» **SUPPLIED INFORMATION**:
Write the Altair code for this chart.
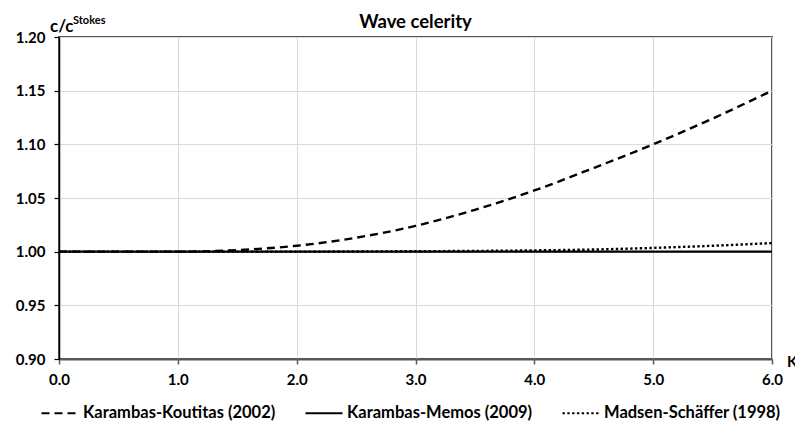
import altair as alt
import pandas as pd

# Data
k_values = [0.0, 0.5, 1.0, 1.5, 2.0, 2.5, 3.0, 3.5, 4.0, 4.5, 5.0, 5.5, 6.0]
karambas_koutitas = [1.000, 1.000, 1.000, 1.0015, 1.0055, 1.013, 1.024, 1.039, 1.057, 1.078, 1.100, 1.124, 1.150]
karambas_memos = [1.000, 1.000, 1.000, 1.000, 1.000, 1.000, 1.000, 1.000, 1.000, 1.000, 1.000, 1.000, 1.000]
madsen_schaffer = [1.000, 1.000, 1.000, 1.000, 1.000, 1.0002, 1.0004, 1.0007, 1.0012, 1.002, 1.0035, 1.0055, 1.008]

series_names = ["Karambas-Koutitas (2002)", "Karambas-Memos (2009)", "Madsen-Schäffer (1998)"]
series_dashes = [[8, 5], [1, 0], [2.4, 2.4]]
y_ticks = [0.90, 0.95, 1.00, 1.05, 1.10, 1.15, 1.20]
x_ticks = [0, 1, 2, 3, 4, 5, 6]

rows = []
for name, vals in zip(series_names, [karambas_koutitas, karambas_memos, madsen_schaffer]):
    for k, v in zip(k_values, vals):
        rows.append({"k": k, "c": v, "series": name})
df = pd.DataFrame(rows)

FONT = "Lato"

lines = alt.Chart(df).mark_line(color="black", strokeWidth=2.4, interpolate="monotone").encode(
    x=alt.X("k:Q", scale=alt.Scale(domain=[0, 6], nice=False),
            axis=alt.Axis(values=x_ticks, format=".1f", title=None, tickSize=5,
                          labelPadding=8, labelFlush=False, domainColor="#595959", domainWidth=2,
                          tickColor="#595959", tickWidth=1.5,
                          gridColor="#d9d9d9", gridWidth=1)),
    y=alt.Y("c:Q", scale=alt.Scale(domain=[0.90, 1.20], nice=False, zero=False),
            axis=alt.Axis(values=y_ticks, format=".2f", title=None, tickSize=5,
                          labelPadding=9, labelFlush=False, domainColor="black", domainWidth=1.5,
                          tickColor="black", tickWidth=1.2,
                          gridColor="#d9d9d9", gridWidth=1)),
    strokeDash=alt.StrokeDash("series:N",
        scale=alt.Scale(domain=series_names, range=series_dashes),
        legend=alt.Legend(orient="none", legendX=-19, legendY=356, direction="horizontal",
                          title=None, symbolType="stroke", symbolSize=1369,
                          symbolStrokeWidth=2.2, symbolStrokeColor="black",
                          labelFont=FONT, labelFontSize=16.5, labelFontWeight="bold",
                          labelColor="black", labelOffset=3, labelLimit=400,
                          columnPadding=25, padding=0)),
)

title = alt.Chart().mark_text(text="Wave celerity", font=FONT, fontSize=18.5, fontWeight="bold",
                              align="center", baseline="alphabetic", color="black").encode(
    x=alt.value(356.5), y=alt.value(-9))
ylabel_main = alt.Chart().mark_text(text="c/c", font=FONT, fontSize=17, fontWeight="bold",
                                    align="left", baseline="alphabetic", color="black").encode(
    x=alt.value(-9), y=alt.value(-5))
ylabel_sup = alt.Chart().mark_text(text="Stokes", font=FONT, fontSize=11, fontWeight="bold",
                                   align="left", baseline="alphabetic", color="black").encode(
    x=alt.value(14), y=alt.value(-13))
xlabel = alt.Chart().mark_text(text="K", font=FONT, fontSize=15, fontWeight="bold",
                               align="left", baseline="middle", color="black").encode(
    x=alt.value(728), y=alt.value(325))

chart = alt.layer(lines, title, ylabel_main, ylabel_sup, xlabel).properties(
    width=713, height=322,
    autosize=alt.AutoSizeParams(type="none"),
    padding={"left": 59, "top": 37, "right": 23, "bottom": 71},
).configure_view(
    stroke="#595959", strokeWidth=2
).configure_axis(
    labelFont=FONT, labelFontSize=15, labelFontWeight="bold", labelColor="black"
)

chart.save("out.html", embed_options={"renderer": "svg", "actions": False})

» **DIRECTIONS FOR THIS TASK**:
Give an exact copy of the material, leaving out every picture.

» **ANSWER**:
Write the Altair code for this chart.
import altair as alt
import pandas as pd

# Data
k_values = [0.0, 0.5, 1.0, 1.5, 2.0, 2.5, 3.0, 3.5, 4.0, 4.5, 5.0, 5.5, 6.0]
karambas_koutitas = [1.000, 1.000, 1.000, 1.0015, 1.0055, 1.013, 1.024, 1.039, 1.057, 1.078, 1.100, 1.124, 1.150]
karambas_memos = [1.000, 1.000, 1.000, 1.000, 1.000, 1.000, 1.000, 1.000, 1.000, 1.000, 1.000, 1.000, 1.000]
madsen_schaffer = [1.000, 1.000, 1.000, 1.000, 1.000, 1.0002, 1.0004, 1.0007, 1.0012, 1.002, 1.0035, 1.0055, 1.008]

series_names = ["Karambas-Koutitas (2002)", "Karambas-Memos (2009)", "Madsen-Schäffer (1998)"]
series_dashes = [[8, 5], [1, 0], [2.4, 2.4]]
y_ticks = [0.90, 0.95, 1.00, 1.05, 1.10, 1.15, 1.20]
x_ticks = [0, 1, 2, 3, 4, 5, 6]

rows = []
for name, vals in zip(series_names, [karambas_koutitas, karambas_memos, madsen_schaffer]):
    for k, v in zip(k_values, vals):
        rows.append({"k": k, "c": v, "series": name})
df = pd.DataFrame(rows)

FONT = "Lato"

lines = alt.Chart(df).mark_line(color="black", strokeWidth=2.4, interpolate="monotone").encode(
    x=alt.X("k:Q", scale=alt.Scale(domain=[0, 6], nice=False),
            axis=alt.Axis(values=x_ticks, format=".1f", title=None, tickSize=5,
                          labelPadding=8, labelFlush=False, domainColor="#595959", domainWidth=2,
                          tickColor="#595959", tickWidth=1.5,
                          gridColor="#d9d9d9", gridWidth=1)),
    y=alt.Y("c:Q", scale=alt.Scale(domain=[0.90, 1.20], nice=False, zero=False),
            axis=alt.Axis(values=y_ticks, format=".2f", title=None, tickSize=5,
                          labelPadding=9, labelFlush=False, domainColor="black", domainWidth=1.5,
                          tickColor="black", tickWidth=1.2,
                          gridColor="#d9d9d9", gridWidth=1)),
    strokeDash=alt.StrokeDash("series:N",
        scale=alt.Scale(domain=series_names, range=series_dashes),
        legend=alt.Legend(orient="none", legendX=-19, legendY=356, direction="horizontal",
                          title=None, symbolType="stroke", symbolSize=1369,
                          symbolStrokeWidth=2.2, symbolStrokeColor="black",
                          labelFont=FONT, labelFontSize=16.5, labelFontWeight="bold",
                          labelColor="black", labelOffset=3, labelLimit=400,
                          columnPadding=25, padding=0)),
)

title = alt.Chart().mark_text(text="Wave celerity", font=FONT, fontSize=18.5, fontWeight="bold",
                              align="center", baseline="alphabetic", color="black").encode(
    x=alt.value(356.5), y=alt.value(-9))
ylabel_main = alt.Chart().mark_text(text="c/c", font=FONT, fontSize=17, fontWeight="bold",
                                    align="left", baseline="alphabetic", color="black").encode(
    x=alt.value(-9), y=alt.value(-5))
ylabel_sup = alt.Chart().mark_text(text="Stokes", font=FONT, fontSize=11, fontWeight="bold",
                                   align="left", baseline="alphabetic", color="black").encode(
    x=alt.value(14), y=alt.value(-13))
xlabel = alt.Chart().mark_text(text="K", font=FONT, fontSize=15, fontWeight="bold",
                               align="left", baseline="middle", color="black").encode(
    x=alt.value(728), y=alt.value(325))

chart = alt.layer(lines, title, ylabel_main, ylabel_sup, xlabel).properties(
    width=713, height=322,
    autosize=alt.AutoSizeParams(type="none"),
    padding={"left": 59, "top": 37, "right": 23, "bottom": 71},
).configure_view(
    stroke="#595959", strokeWidth=2
).configure_axis(
    labelFont=FONT, labelFontSize=15, labelFontWeight="bold", labelColor="black"
)

chart.save("out.html", embed_options={"renderer": "svg", "actions": False})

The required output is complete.